Merkwürdiges Paradox. Deine Feinde fürchten weiterhin Deine gebundenen Hände. Und aus diesem Grund werden sie Dich töten. Deine Freunde bemerken dem Anschein nach Deine Macht nicht. Und weil sie auf Dich nicht vertrauen, fliehen sie ängstlich vor denjenigen, die Dich verfolgen. Warum? Hier taucht die Kraft des Bösen offensichtlich wieder auf. Deine Feinde lieben so sehr das Böse, daß sie, auch wenn Du wegen der Dich bindenden Stricke gedemütigt bist, die ganze Kraft Deiner Macht wahrnehmen … und fürchten! Um sicher zu sein, wollen sie Dein letztes gesundes Fleisch in Wunde verwandeln, Deinen letzten Tropf Blut ausfließen lassen und Deinen letzten Hauch vernehmen.
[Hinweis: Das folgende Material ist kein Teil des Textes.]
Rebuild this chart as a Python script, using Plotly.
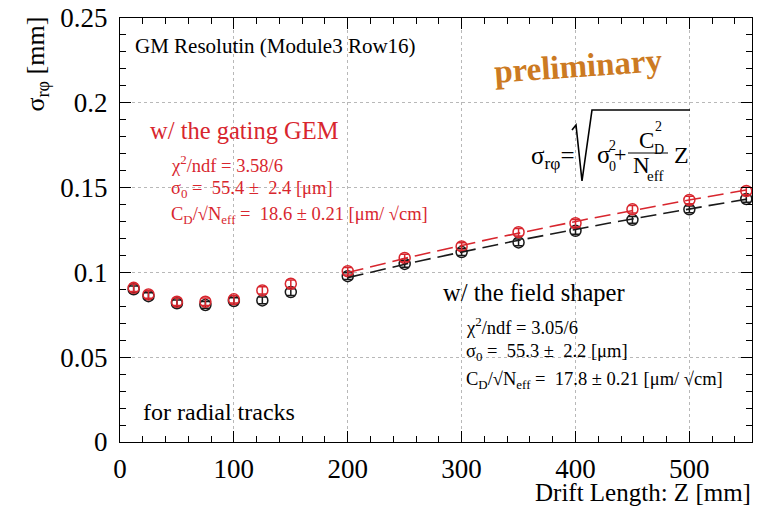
import numpy as np
import plotly.graph_objects as go

# ---- data ----
z_short = [12, 25, 50, 75, 100, 125, 150]
red_short = [0.0909, 0.0870, 0.0827, 0.0827, 0.0841, 0.0894, 0.0933]
black_short = [0.0900, 0.0860, 0.0818, 0.0808, 0.0831, 0.0835, 0.0884]

z_long = [200, 250, 300, 350, 400, 450, 500, 550]
red_long = [0.1007, 0.1085, 0.1153, 0.1237, 0.1290, 0.1372, 0.1427, 0.1480]
black_long = [0.0978, 0.1050, 0.1120, 0.1177, 0.1245, 0.1310, 0.1372, 0.1433]

err_red = [0.0022] * 15
err_black = [0.0020] * 15

# fit parameters as quoted on the chart (sigma0 [um], C_D/sqrt(Neff) [um/sqrt(cm)])
fit_red = (55.4, 18.6)
fit_black = (55.3, 17.8)
fit_range = (200, 555)

RED = "#d8262e"
BLACK = "#1a1a1a"
FONT = "Liberation Serif"

L, R, T, B = 120, 752, 18, 442
W, H = 761, 508


def px(x):
    return (x - L) / (R - L)


def py(y):
    return (B - y) / (B - T)


def fit_curve(params):
    s0, c = params
    zz = np.linspace(fit_range[0], fit_range[1], 60)
    return zz, np.sqrt(s0 ** 2 + c ** 2 * zz / 10.0) / 1000.0


fig = go.Figure()

for zs, ys, col, err in [(z_short + z_long, black_short + black_long, BLACK, err_black),
                          (z_short + z_long, red_short + red_long, RED, err_red)]:
    fig.add_trace(go.Scatter(
        x=zs, y=ys, mode="markers",
        marker=dict(symbol="circle-open", size=11, color=col, line=dict(width=1.5, color=col)),
        error_y=dict(type="data", array=err, color=col, thickness=1.5, width=4),
        showlegend=False, hoverinfo="skip"))

for params, col in [(fit_black, BLACK), (fit_red, RED)]:
    zz, yy = fit_curve(params)
    fig.add_trace(go.Scatter(x=zz, y=yy, mode="lines",
                             line=dict(color=col, width=1.6, dash="16px,7px"),
                             showlegend=False, hoverinfo="skip"))

axis_common = dict(
    showline=True, linecolor="black", linewidth=1.3, mirror="ticks",
    ticks="inside", ticklen=11, tickwidth=1.2, tickcolor="black",
    showgrid=True, gridcolor="#b8b8b8", gridwidth=1, griddash="dot",
    zeroline=False, automargin=False,
    tickfont=dict(family=FONT, size=27, color="black"),
)

fig.update_xaxes(range=[0, 555], tick0=0, dtick=100, ticklabelstandoff=2,
                 minor=dict(ticks="inside", dtick=20, ticklen=6, tickcolor="black", showgrid=False),
                 **axis_common)
fig.update_yaxes(range=[0, 0.25], tick0=0, dtick=0.05, tickformat="~g", ticklabelstandoff=6,
                 minor=dict(ticks="inside", dtick=0.01, ticklen=6, tickcolor="black", showgrid=False),
                 **axis_common)

ann = []


def text(x, y, s, size, color="black", xanchor="left", bold=False, angle=0):
    if bold:
        s = "<b>" + s + "</b>"
    ann.append(dict(x=px(x), y=py(y), xref="paper", yref="paper", text=s, showarrow=False,
                    xanchor=xanchor, yanchor="middle", textangle=angle,
                    font=dict(family=FONT, size=size, color=color)))


text(133, 46, "GM Resolutin (Module3 Row16)", 21)
text(578, 66, "preliminary", 33, color="#cc7a22", xanchor="center", bold=True, angle=-4)

# red block
text(148, 130, "w/ the gating GEM", 24.5, color=RED)
text(169, 164, "χ<sup>2</sup>/ndf = 3.58/6", 18.5, color=RED)
text(169, 189, "σ<sub>0</sub> =  55.4 ±  2.4 [μm]", 18.5, color=RED)
text(169, 216, "C<sub>D</sub>/√N<sub>eff</sub> =  18.6 ± 0.21 [μm/ √cm]", 18.5, color=RED)

# black block
text(441, 292, "w/ the field shaper", 24.5)
text(464, 326, "χ<sup>2</sup>/ndf = 3.05/6", 18.5)
text(464, 352, "σ<sub>0</sub> =  55.3 ±  2.2 [μm]", 18.5)
text(464, 380, "C<sub>D</sub>/√N<sub>eff</sub> =  17.8 ± 0.21 [μm/ √cm]", 18.5)

text(141, 412, "for radial tracks", 24)

# formula, built piece by piece
text(529, 157, "σ<sub>rφ</sub>=", 25)
text(595, 155, "σ", 25)
text(607, 145, "2", 14)
text(607, 167, "0", 14)
text(612, 155, "+", 22)
text(637, 140, "C", 23)
text(652, 149, "D", 14)
text(653, 127, "2", 14)
text(631, 165, "N", 23)
text(645, 176, "eff", 15)
text(672, 155, "Z", 24)

# axis titles
ann.append(dict(x=px(36), y=py(15), xref="paper", yref="paper",
                text="σ<sub>rφ</sub> [mm]", showarrow=False, textangle=-90,
                xanchor="center", yanchor="top", font=dict(family=FONT, size=26, color="black")))
ann.append(dict(x=px(753), y=py(492), xref="paper", yref="paper",
                text="Drift Length: Z [mm]", showarrow=False,
                xanchor="right", yanchor="middle", font=dict(family=FONT, size=25, color="black")))

shapes = [
    # radical sign
    dict(type="path", xref="paper", yref="paper",
         path=f"M {px(572)},{py(130)} L {px(576)},{py(125)} L {px(582)},{py(181)} L {px(592)},{py(110)} L {px(690)},{py(110)}",
         line=dict(color="black", width=1.6)),
    # fraction bar
    dict(type="line", xref="paper", yref="paper", x0=px(628), x1=px(668), y0=py(153), y1=py(153),
         line=dict(color="black", width=1.2)),
]

fig.update_layout(
    width=W, height=H,
    margin=dict(l=L, r=W - R, t=T, b=H - B),
    paper_bgcolor="white", plot_bgcolor="white",
    annotations=ann, shapes=shapes,
)

fig.write_html("out.html", config={"displayModeBar": False},
               post_script="document.body.style.margin='0';document.body.style.overflow='hidden';")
Und selbst dann sind sie nicht beruhigt. Tot, jagst Du noch Schrecken ein. Dein Grab muß versiegelt werden. Und bewaffnete Männer müssen über Deinen Leichnam wachen. Der Haß gegenüber dem Guten macht sie so scharfblickend, daß sie wahrnehmen, was in Dir nicht zerstörbar ist. Im Gegenteil sehen die Guten dies nicht mit derselben Klarheit. Sie halten Dich für besiegt, verloren… Sie fliehen, um die eigene Haut zu retten. Sie haben Augen, sie haben Ohren, nur um die eigene Gefahr wahrzunehmen. Es ist nämlich so, daß der Mensch nur in bezug auf das, was er liebt, scharfsinnig ist. Und wenn er sein Risiko besser sieht als Deine Macht, ist dies so, weil er sein Leben mehr liebt als Deinen Ruhm.
O Herr, wie oft beben Deine Feinde vor Furcht gegenüber der Kirche, während ich, weil ich sie festgebunden sehe, alles für verloren halte! Jedoch, wie haben Deine Feinde Recht behalten! Du bist auferstanden. Weder die Stricke, noch die Nägel und der Grabstein, noch der Kerker des Todes konnten Dich fesseln. Ja, Du bist auferstanden. Halleluja!
Mein Herr, was für eine Belehrung! Was tue ich in Anbetracht Deiner verfolgten Kirche, die verlassen von den eigenen Kindern, bekämpft durch die heidnischen Sitten und die heutige pantheistische Wissenschaft, bedroht von außen durch die Horden der Gottlosen und von innen durch den Unsinn derjenigen, die mit dem Teufel paktieren wollen? Ich zögere, ich bebe. Ich halte alles für verloren. Mein Herr, tausend Mal Nein! Du bist durch Deine eigene Kraft auferstanden. Die Bande, mit denen Deine Feinde Dich im Schatten des Todes gefangen halten wollten, hast Du zerrissen.
Deine Kirche nimmt an dieser inneren Kraft teil und kann in jedem Moment alle Hindernisse, die sie umgeben, zerstören. Unsere Hoffnung liegt weder in Konzessionen noch in der Anpassung an die Irrtümer unserer Epoche. Unsere Hoffnung liegt in Dir, o Herr. Erhöre die Bitten der Gerechten, die sich an Dich durch die Fürsprache der heiligsten Jungfrau Maria wenden. Sende, o Jesus, Deinen Geist und Du wirst das Antlitz der Erde erneuern.